En iyisi birkaç gün daha beklemek…
Günlerin getirdiği
AKP’de işler karıştı
Genel Başkan Ahmet Davutoğlu şimdiye kadar sabrettiği hakkında çıkan yorumlara galiba sonunda dayanamayıp ayrılacak… Cumhurbaşkanı ile yaptığı görüşmeden sonra “politik kazanlar” kaynamaya başladı. Politik gözlemciler Davutoğlu’nun ayrılacağını ısrarla yorumluyorlar. Ve çok ilginç… İktidar partisi AKP’de olağanüstü kongre çağrıları dillenmeye başladı. Henüz görevinde olan Davutoğlu’nun son kararı merakla bekleniyor. “Nefsimi ayaklar altına alırım. Bir faninin terk edemeyeceği düşünülen her makamı elimin tersiyle iterim” diyen Başbakan Ahmet Davutoğlu’nun vereceği karar merakla bekleniyor. Merakla beklenen bir başka olay da; Davutoğlu’nun yerine kimin atanacağı. Farklı isimlerden yola çıkan politik gözlemciler, en çok Adalet Bakanı Bekir Bozdağ’ı işaret ediyorlar.
Çok ilginç değil mi? Günlerdir farklı biçimde yorumlanan Davutoğlu- Erdoğan olayı nasıl oldu da bu noktaya geldi? Bundan sonra AKP’de neler olacak? Yakında göreceğiz… Göreceğimiz bir başka olay da Davutoğlu kabinesinde kimlerin kalıp, kimlerin gideceği? Yorumlanan en önemli konu ise “bir erken seçimin” gündeme gelip gelmeyeceği…
Demirtaş ne demek istedi
TBMM’de dokunulmazlık konusu “askıya mı alındı” nedir? Gelişmeler birden kesildi.
Bir yanda iktidar partisi içindeki gelişmeler.

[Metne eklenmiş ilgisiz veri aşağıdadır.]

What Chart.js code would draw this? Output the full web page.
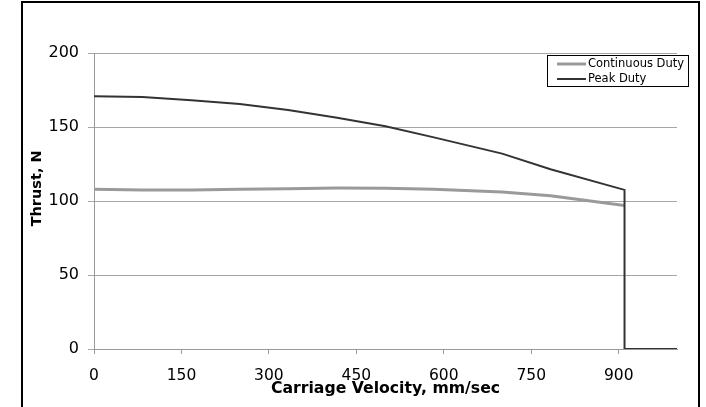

Diğer tarafta “TBMM’de tartışılan dokunulmazlık olayı ve Anayasa değişikliği.” Görünen o ki, önümüzdeki günlerde “politik kazanlar” fokur fokur kaynayacak. Dikkatimi çekti. Hakkında dokunulmazlık için 57 özel fezleke bulunan HDP Eş Başkanı Selahattin Demirtaş bir çıkış yaparak “Halk isterse birden fazla parlamento da kurar” demiş. İlginç değil mi? Ve dokunulmazlık için HDP’nin grubunda konuşan Demirtaş şöyle devam etmiş “Bu karar TBMM’den geçerse HDP olarak ifade vermeyeceğiz. Tutuklamak istiyorsanız siz bilirsiniz. Ama biz tıpış tıpış gitmeyeceğiz. Bu işi size tereyağından kıl çeker gibi yaptırmayacağız. Burası bir anonim şirket, siz de patron değilsiniz. Parlamentolar halkı iradesidir. Halkın iradesini darbelere karşı savunacağız. Parlamentoları partiler değil halk kurar. Halk isterse birden fazla parlamento da kurar. Halk böyledir”
Dedim ya… Çok ilginç…
Merak ediliyor “HDP Eş Başkanı Selahattin Demirtaş acaba ne demek istedi?”